The chief defendant, SS-Gruppenführer Otto Ohlendorf, had been commander of Einsatzgruppe D, which carried out mass murders in Moldova, southern Ukraine, and the Caucasus. An economist and father of five, he had supervised the killing of 90,000 Jews. Ohlendorf imagined that he had a moral conscience. The killers under his command, he told a U.S. Army prosecutor, were prohibited from using infants for target practice, or smashing their heads against trees.

As such he figured he had a good defence by comparing what he had done in killing defenceless people to the Allied carpet bombing raids:

I am not in a position to isolate this occurrence from the occurrences of 1943, 1944, and 1945 where with my own hands I took children and women out of the burning asphalt myself, and with my own hands I took big blocks of stone from the stomachs of pregnant women; and with my own eyes I saw 60,000 people die within 24 hours.

The fact that individual men killed civilians face to face is looked upon as terrible and is pictured as specially gruesome because the order was clearly given to kill these people; but I cannot morally evaluate a deed any better, a deed which makes it possible, by pushing a button, to kill a much larger number of civilians, men, women, and children.

If you think you’ve heard this before and recently then you are correct, whether we’re talking about US attacks on Afghanistan or any Israeli air raid of the last forty years, plus the examples given in that first link. The Far Left have long thought they were on to a winner here and given the fact that even the Western public of immediate-post WWII times were revolted by the fire bombings of Hamburg (1943), Dresden (1945) and Tokyo (1945) they have good reason for thinking so.

However, even while the Nuremberg judges convicted Ohlendorf of war crimes and sentenced him to death they took time out to address this specific argument that he had raised in his defence:

A city is bombed for tactical purposes… it inevitably happens that nonmilitary persons are killed. This is an incident, a grave incident to be sure, but an unavoidable corollary of battle action. The civilians are not individualized. The bomb falls, it is aimed at the railroad yards, houses along the tracks are hit and many of their occupants killed. But that is entirely different, both in fact and in law, from an armed force marching up to these same railroad tracks, entering those houses abutting thereon, dragging out the men, women and children and shooting them.

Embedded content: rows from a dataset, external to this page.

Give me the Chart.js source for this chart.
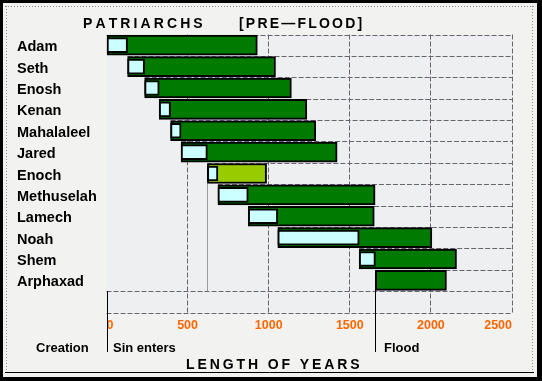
<!DOCTYPE html>
<html><head><meta charset="utf-8">
<script src="https://cdn.jsdelivr.net/npm/chart.js@4.4.1/dist/chart.umd.min.js"></script>
<style>html,body{margin:0;padding:0;background:#f2f2f1;overflow:hidden}canvas{display:block}</style>
</head><body>
<canvas id="c" width="542" height="381" style="width:542px;height:381px"></canvas>
<script>
// ---- data ----
const patriarchs  = ['Adam','Seth','Enosh','Kenan','Mahalaleel','Jared','Enoch','Methuselah','Lamech','Noah','Shem','Arphaxad',''];
const birthYear   = [0, 130, 235, 325, 395, 460, 622, 687, 874, 1056, 1558, 1658];
const sonBornYear = [130, 235, 325, 395, 460, 622, 687, 874, 1056, 1558, 1658, null];
const deathYear   = [930, 1042, 1140, 1235, 1290, 1422, 987, 1656, 1651, 2006, 2158, 2096];
const floodYear   = 1656;
const yearTicks   = [0, 500, 1000, 1500, 2000, 2500];
const milestones  = ['Creation', 'Sin enters', 'Flood'];
const titleParts  = ['PATRIARCHS', '[PRE\u2014FLOOD]'];
const axisTitle   = 'LENGTH OF YEARS';
const enochIndex  = 6;

function fontAvailable(name){
  const c = document.createElement('canvas').getContext('2d');
  const s = 'Methuselah Wg 0123';
  c.font = 'bold 40px monospace'; const w1 = c.measureText(s).width;
  c.font = 'bold 40px "' + name + '", monospace'; const w2 = c.measureText(s).width;
  return Math.abs(w1 - w2) > 0.5;
}
const NARROW = fontAvailable('Liberation Sans Narrow');
const LF = NARROW ? '"Liberation Sans Narrow", "Liberation Sans", Arial' : '"Liberation Sans", Arial';
const labelSize = NARROW ? 17 : 14.5;
const tickSize  = NARROW ? 14 : 12.5;
const noteSize  = NARROW ? 15 : 13;
const WIDE = '"Liberation Sans", Arial, sans-serif';
const GRID = '#6a6470';

function spaced(ctx, text, x, y, sp){
  for (const ch of text){ ctx.fillText(ch, x, y); x += ctx.measureText(ch).width + sp; }
}

const decor = {
  id: 'decor',
  beforeDraw(chart){
    const {ctx, chartArea: a} = chart;
    ctx.save();
    ctx.fillStyle = '#f2f2f1'; ctx.fillRect(0, 0, chart.width, chart.height);
    ctx.fillStyle = '#edeff0'; ctx.fillRect(a.left, a.top, a.right - a.left, a.bottom - a.top);
    ctx.restore();
  },
  beforeDatasetsDraw(chart){
    const {ctx, chartArea: a, scales: {x, y}} = chart;
    const half = (y.getPixelForValue(1) - y.getPixelForValue(0)) / 2;
    ctx.save();
    ctx.strokeStyle = GRID; ctx.lineWidth = 1; ctx.setLineDash([5, 2]);
    for (let k = 0; k <= patriarchs.length; k++){
      const yy = Math.round(y.getPixelForValue(k) - half) + 0.5;
      const startVal = k < birthYear.length ? birthYear[k] : 0;
      ctx.beginPath(); ctx.moveTo(x.getPixelForValue(startVal), yy); ctx.lineTo(a.right, yy); ctx.stroke();
    }
    // Enoch drop line
    ctx.setLineDash([]); ctx.strokeStyle = '#9a9aa0';
    const ex = Math.round(x.getPixelForValue(birthYear[enochIndex])) + 0.5;
    ctx.beginPath();
    ctx.moveTo(ex, y.getPixelForValue(enochIndex) + 10);
    ctx.lineTo(ex, y.getPixelForValue(birthYear.length) - half);
    ctx.stroke();
    ctx.restore();
  },
  afterDraw(chart){
    const {ctx, scales: {x, y}} = chart;
    const half = (y.getPixelForValue(1) - y.getPixelForValue(0)) / 2;
    ctx.save();
    // milestone lines
    ctx.strokeStyle = '#000'; ctx.lineWidth = 1;
    const sx = Math.round(x.getPixelForValue(0)) + 0.5;
    const fx = Math.round(x.getPixelForValue(floodYear)) + 0.5;
    ctx.beginPath(); ctx.moveTo(sx, y.getPixelForValue(birthYear.length) - half); ctx.lineTo(sx, 352); ctx.stroke();
    ctx.beginPath(); ctx.moveTo(fx, y.getPixelForValue(birthYear.length - 1) - 10); ctx.lineTo(fx, 352); ctx.stroke();
    // milestone texts
    ctx.fillStyle = '#000'; ctx.textBaseline = 'alphabetic'; ctx.textAlign = 'left';
    ctx.font = 'bold ' + noteSize + 'px ' + LF;
    ctx.fillText(milestones[0], 36, 351.5);
    ctx.fillText(milestones[1], sx + 5.5, 351.5);
    ctx.fillText(milestones[2], fx + 8.5, 351.5);
    // titles
    ctx.font = 'bold 14px ' + WIDE;
    spaced(ctx, titleParts[0], 83, 28, 3.1);
    spaced(ctx, titleParts[1], 239, 28, 2.2);
    spaced(ctx, axisTitle, 186, 369, 2.9);
    // frame
    ctx.fillStyle = '#000';
    ctx.fillRect(0, 0, 542, 3); ctx.fillRect(0, 0, 3, 381);
    ctx.fillRect(537, 0, 5, 381); ctx.fillRect(0, 377, 542, 4);
    ctx.strokeStyle = '#8a8a8a'; ctx.setLineDash([1, 2]);
    ctx.beginPath(); ctx.moveTo(5, 6.5); ctx.lineTo(534, 6.5); ctx.stroke();
    ctx.beginPath(); ctx.moveTo(6.5, 6); ctx.lineTo(6.5, 372); ctx.stroke();
    ctx.beginPath(); ctx.moveTo(532.5, 6); ctx.lineTo(532.5, 372); ctx.stroke();
    ctx.setLineDash([]); ctx.strokeStyle = '#000';
    ctx.beginPath(); ctx.moveTo(5, 372.5); ctx.lineTo(534, 372.5); ctx.stroke();
    ctx.restore();
  }
};

const lifeData = patriarchs.map((_, i) => i < birthYear.length ? [birthYear[i], deathYear[i]] : null);
const youthData = patriarchs.map((_, i) => (i < birthYear.length && sonBornYear[i] != null) ? [birthYear[i], sonBornYear[i]] : null);

new Chart(document.getElementById('c'), {
  type: 'bar',
  data: {
    labels: patriarchs,
    datasets: [
      {
        label: 'Age at first son',
        data: youthData,
        backgroundColor: '#ccffff',
        borderColor: '#000',
        borderWidth: 2,
        borderSkipped: false,
        barThickness: 15,
        grouped: false,
        order: 1
      },
      {
        label: 'Lifespan',
        data: lifeData,
        backgroundColor: patriarchs.map((_, i) => i === enochIndex ? '#99cc00' : '#007a00'),
        borderColor: '#000',
        borderWidth: 2,
        borderSkipped: false,
        barThickness: 20,
        grouped: false,
        order: 2
      }
    ]
  },
  options: {
    indexAxis: 'y',
    responsive: false,
    animation: false,
    layout: { padding: { left: 17, right: 30, top: 34.5, bottom: 0 } },
    plugins: { legend: { display: false }, tooltip: { enabled: false }, title: { display: false } },
    scales: {
      x: {
        type: 'linear',
        min: 0, max: 2500,
        afterBuildTicks(s){ s.ticks = yearTicks.map(v => ({ value: v })); },
        afterFit(s){ s.height = 381 - 312.5; },
        grid: {
          drawTicks: false,
          color: c => (c.tick && c.tick.value === 0) ? 'rgba(0,0,0,0)' : GRID,
          lineWidth: 1
        },
        border: { display: false, dash: [5, 2] },
        ticks: {
          align: 'inner',
          padding: 6,
          autoSkip: false,
          maxRotation: 0,
          color: '#ff6600',
          callback: v => String(v),
          font: { family: LF, size: tickSize, weight: 'bold' }
        }
      },
      y: {
        type: 'category',
        afterFit(s){ s.width = 106.5 - 17; },
        grid: { display: false, drawTicks: false },
        border: { display: false },
        ticks: {
          crossAlign: 'far',
          padding: 0,
          labelOffset: 2,
          color: '#000',
          font: { family: LF, size: labelSize, weight: 'bold' }
        }
      }
    }
  },
  plugins: [decor]
});
</script>
</body></html>
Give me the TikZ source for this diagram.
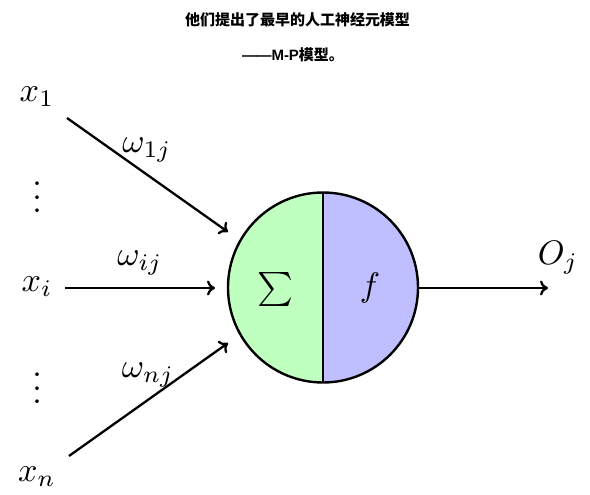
\documentclass[tikz,border=0pt]{standalone}
\usepackage{fontspec}
\newfontfamily\cjk{Noto Sans CJK SC}
\newfontfamily\lat{Liberation Sans}
\usetikzlibrary{arrows.meta}
\begin{document}
\begin{tikzpicture}[x=1pt,y=-1pt, line width=2.4pt,
  lab/.style={inner sep=0pt},
  arr/.style={-{To[length=8pt,width=15pt]}, line width=2.3pt},
  ttl/.style={font=\cjk\bfseries\fontsize{15}{18}\selectfont, inner sep=0pt}]
\useasboundingbox (0,0) rectangle (590,495);
% titles
\node[ttl] (t1) at (297.5,20) {他们提出了最早的人工神经元模型};
\node[ttl] (t2) at (293,55) {{\lat\bfseries \char"2014\kern-0.5pt\char"2014 M-P}模型。};
% neuron
\coordinate (c) at (323,287.5);
\coordinate (top) at (323,192.5);
\coordinate (bot) at (323,382.5);
\begin{scope}
  \clip (c) circle[radius=95pt];
  \fill[green!25] (218,180) rectangle (323,395);
  \fill[blue!25] (323,180) rectangle (428,395);
\end{scope}
\draw (top) -- (bot);
\draw (c) circle[radius=95pt];
\node[lab] (sig) at (275,289) {\scalebox{3.4}{$\sum$}};
\node[lab] (f) at (370,288) {\scalebox{3.4}{$f$}};
% inputs
\node[lab] (x1) at (37,97) {\scalebox{3.4}{$x_1$}};
\node[lab] (xi) at (37,287) {\scalebox{3.4}{$x_i$}};
\node[lab] (xn) at (37,477) {\scalebox{3.4}{$x_n$}};
\node[lab] (d1) at (37,187) {\scalebox{3.4}{$\vdots$}};
\node[lab] (d2) at (37,378) {\scalebox{3.4}{$\vdots$}};
\node[lab] (w1) at (147,150) {\scalebox{3.4}{$\omega_{1j}$}};
\node[lab] (wi) at (140,263) {\scalebox{3.4}{$\omega_{ij}$}};
\node[lab] (wn) at (148,375) {\scalebox{3.4}{$\omega_{nj}$}};
\node[lab] (oj) at (558,258) {\scalebox{3.4}{$O_j$}};
% connector points
\coordinate (s1) at (67,118);
\coordinate (e1) at (228,232);
\coordinate (si) at (65,288);
\coordinate (ei) at (215,288);
\coordinate (sn) at (69,456);
\coordinate (en) at (228,343);
\coordinate (so) at (418,288);
\coordinate (eo) at (548,288);
\draw[arr] (s1) -- (e1);
\draw[arr] (si) -- (ei);
\draw[arr] (sn) -- (en);
\draw[arr] (so) -- (eo);
\end{tikzpicture}
\end{document}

Then there’s this speech specifically on the legal aspects of proportionality made in the House of Lords the other day by one Lord Verdirame KC (Kings Counsel). Key passages (but click on the link to read the whole thing):

“It does not mean that the defensive force has to be equal to the force used in the armed attack. Proportionality means that you can use force that is proportionate to the defensive objective, which is to stop, to repel and to prevent further attacks.

Israel has described its war aims as the destruction of Hamas’s capability. From a legal perspective, these war aims are consistent with proportionality in the law of self-defence, given what Hamas says it does and what Hamas has done and continues to do.

Asking a state that is acting in self-defence to agree to a ceasefire before its lawful defensive objectives have been met is, in effect, asking that state to stop defending itself.

Which I’m sure everyone of the people demanding a cease fire now, must know and understand in the wake of the Hamas attacks on October 7. I am no longer willing to extend any assumption of good faith to the so-called “pro-Palestinian” people; they want Israel to be defenceless against Hamas; they want a lot of dead Jews. The protest march chant of “From the river to the sea, Palestine will be free”, is now clearly understood to not be a demand for a two-state solution but for a killing ground of Jews; a “Palestine” that has been freed of Jews – by…

Lord Verdirame continues:

The law of armed conflict, at its best, can mitigate the horrors of war but it cannot eliminate them. The great challenge in this conflict is that Hamas is the kind of belligerent that cynically exploits these rules by putting civilians under its control at risk and even using them to seek immunity for its military operations, military equipment and military personnel. An analysis of the application of the rules on proportionality in targeting in this conflict must always begin with this fact.

Gaza is not an undefended town. It is true that obligations apply to the besieging forces when civilians are caught within the area that is being encircled, and those obligations include agreeing to the passage of humanitarian relief by third parties. But it is not correct to say that encircling an area with civilians in it is not permitted by the laws of war.

And he has to point out the obvious; that despite claims that Gaza is still “occupied” given the Israeli restrictions on sea, air and land transport into and out of Gaza to try and prevent weapons being imported, (something that clearly failed) – despite allowing some 20,000 Gazan’s per day to cross the border and work in Israel, a practice that is likely now permanently ended – that claim is also not legally true:

“The traditional view until 2005 was that occupation required physical presence in the territory. That view is consistent with Article 42 of the Hague regulations of 1907, which states that a territory is occupied when it is actually placed under the authority of the occupying power. Again, it is also the view taken by the UK manual of the law of armed conflict, which reflects the UK’s official legal position and states that occupation ceases as soon as the occupying power evacuates the area.

More fundamentally, it is Hamas that has been responsible for the government and administration of Gaza.”